Bashful Conroy apologetic over his indecision
Flames veteran ‘leaning toward retirement’
Surveying the media crush penning him in, pausing every once in a while to politely move forward or backwards to accommodate a cameraman’s request, Craig Conroy reiterated that nothing is for positively, absolutely, dead-solid sure.
“Now, I’m embarrassed,’’ he stammered, picking out familiar faces in the crowd. “I came down and I feel like I wasted everyone’s time.
“Everyone’s been so great to me. I won’t drag this out. As I said, I’m even embarrassed coming here today. When I walked in the door I just thought it was going to be Jermain (Franklin, of TSN) and a few other people. And look . . .”
Conroy actually apologized for dragging us all downtown. More than once. And meant it. Which is just SO Craig Conroy.
Actually, for someone still protesting indecision, though, there was pretty clear indication that he’s already begun to move forward with life after competitive hockey.
He knows. He just has to come to terms with it.
“I will be honest, I am leaning toward retirement. Right now that’s where I’m headed. Honestly, they just said take the weekend, figure out what you want to do.’’
He’s 39. One start in the past 28 games, none in 16. It’s time.
“We have a good group of guys here. Never once have they made me feel like an outsider, like not a part of the team. I think it starts with Jarome (Iginla). Everyone has treated me really, really well.’’
Wednesday at noon, when 29 other teams passed on his services, Craig Conroy’s career as an active player for all intents and purposes ended.
“It was easy to come (to the rink) every day,’’ he said of these past few months of inactivity. “Maybe some days I’d leave disappointed because I wasn’t in. Especially when you’re losing. But you’re playing hockey, you’re with the guys. That’s going to be the hard part. I’ve talked to most of them the last few days, and you’re not going to be in that lockerroom anymore. “That’s a little difficult.’’ What’s next? A gig in television commentary? He’s certainly got the patter, if not the poison. Acting GM Jay Feaster said there would be a position somewhere in the Calgary Flames’ organization if Conroy wanted it. In fact, he and president Ken King have already initiated talks along those lines. And if the hockey club has a lick of sense, they keep him here.

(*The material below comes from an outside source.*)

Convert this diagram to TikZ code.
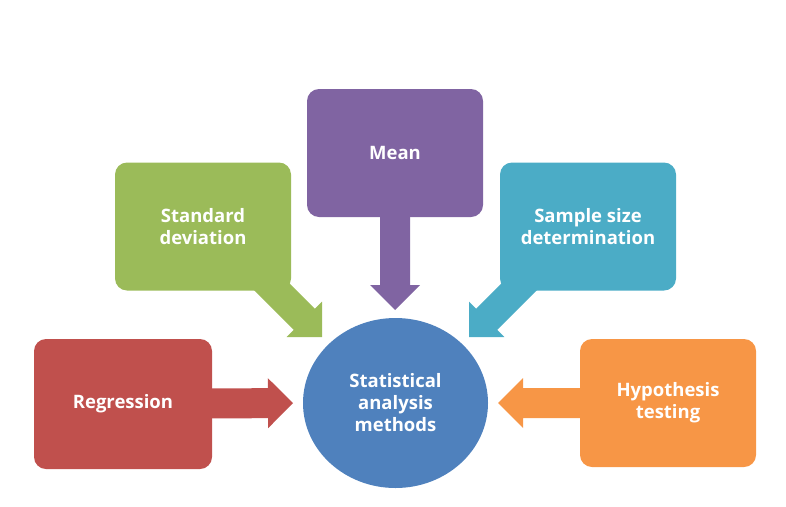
\documentclass[tikz,border=0pt]{standalone}
\usepackage{fontspec}
\setmainfont{Open Sans}
\usetikzlibrary{positioning}
\usetikzlibrary{calc}
\usetikzlibrary{shapes.geometric}
\usetikzlibrary{backgrounds}

\definecolor{hubblue}{HTML}{4F81BD}
\definecolor{meanpurple}{HTML}{8064A2}
\definecolor{sdgreen}{HTML}{9BBB59}
\definecolor{sampleteal}{HTML}{4BACC6}
\definecolor{regred}{HTML}{C0504D}
\definecolor{hyporange}{HTML}{F79646}

\begin{document}
\begin{tikzpicture}[x=1pt,y=-1pt]
		\tikzset{topic/.style = {rectangle, rounded corners=12pt, minimum width=176pt, minimum height=128pt, text=white, align=center, font=\bfseries\fontsize{18.5}{22}\selectfont}}
		\tikzset{hub/.style = {ellipse, fill=hubblue, minimum width=185pt, minimum height=170pt, text=white, align=center, font=\bfseries\fontsize{18.5}{22}\selectfont}}
		\useasboundingbox (0,0) rectangle (786,506);
		\node[hub] (S) at (395.5,403) {Statistical\\analysis\\methods};
		\node[topic, fill=meanpurple] (M) at (395,153) {Mean};
		\node[topic, fill=sdgreen] (D) at (203,226.5) {Standard\\deviation};
		\node[topic, fill=sampleteal] (N) at (588,226.5) {Sample size\\determination};
		\node[topic, fill=regred, minimum width=178pt, minimum height=130pt] (R) at (123,404) {Regression};
		\node[topic, fill=hyporange] (H) at (668,403) {Hypothesis\\testing};
		% start and tip of each arrow
		\coordinate (Ms) at (M.center);
		\coordinate (Ds) at ($(D.center)+(0,-8.5)$);
		\coordinate (Ns) at ($(N.center)+(0,-8.5)$);
		\coordinate (Rs) at (R.center);
		\coordinate (Hs) at (H.center);
		\coordinate (Mt) at (395,310);
		\coordinate (Dt) at (322,337);
		\coordinate (Nt) at (469,337);
		\coordinate (Rt) at (293,403);
		\coordinate (Ht) at (498,403);
		% fat arrows towards the hub
		\begin{scope}[on background layer]
		\foreach \b/\c in {M/meanpurple, D/sdgreen, N/sampleteal, R/regred, H/hyporange} {
			\coordinate (h) at ($(\b t)!25pt!(\b s)$);
			\fill[\c] ($(\b s)!15pt!90:(\b t)$) -- ($(h)!15pt!90:(\b t)$) -- ($(h)!25pt!90:(\b t)$) -- (\b t)
				-- ($(h)!25pt!-90:(\b t)$) -- ($(h)!15pt!-90:(\b t)$) -- ($(\b s)!15pt!-90:(\b t)$) -- cycle;
		}
		\end{scope}
	\end{tikzpicture}
\end{document}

There’s also the prohibitive long-shot option of heading down to Abbotsford and finishing the season as part of the American Hockey League Heat. Coach Jim Playfair has already spoken to him about the possibility. But on second thought, naw. “Would it kill me to go to the minors?’’ asked Conroy, shrugging. “Could I help them there? Those are the kind of questions I ask myself. I think could help. But is it in my heart? I want to go down for the right reasons. You don’t want to go down there and not be fully invested in what you’re doing.
“There are young guys down there. You don’t want to take their spots. I always said this was going to be my last year, no matter what.’’
He admitted that the 24 hours on waivers left him with mixed emotions. As far back as September, he said that retiring a Flame, being in Calgary, was his only thought.
“The fans here make it easy. I had it great in St. Louis, L.A. was good, too. Everywhere’s been good. But for whatever reason Calgary really embraced me and my family, in good times and bad. They were always positive and outgoing with me and I just tried to be respectful to them.
“I’ve had a great run in Calgary. It’s been fun. The overwhelming support I’ve gotten, that’s what makes me so emotional. The city. The people. And it hasn’t just been the last few days. It’s been all year.’’
In turn, Conroy has been the consummate professional and the model citizen, indisputably one of the classiest acts to come through here in 30-plus seasons, since the franchise shifted north from Atlanta.
“When my mom says the stuff she hears or reads, what people say, it’s not about the hockey player, it’s about me as a person . . . that’s pretty special. That does mean a lot to me, to my girls. They’re old enough now that they read all the stuff and when it’s all positive, I appreciate that. I can go out with my head held high, doing the best I could and have fun with it.’’ A self-deprecating smile. “Probably some people say ‘I wish he’d shut up a little bit more’ ” No. Lord, no. Never. Conroy, his wife Jessica and three daughters plan to head to Banff for a few days, to relax and most likely mull over a few post-playing possibilities. All that’s left, then, is to file the papers and gather everyone together for one more media mob scene.
“Yeah, I feel bad about that,’’ Conroy stammered again. “I don’t know what to do. Maybe I’ll just have Peter (VP of Communications Hanlon) send out a piece of paper . . .’’
Please don’t. Once more, by all means. No apology necessary. Wouldn’t miss it for the world.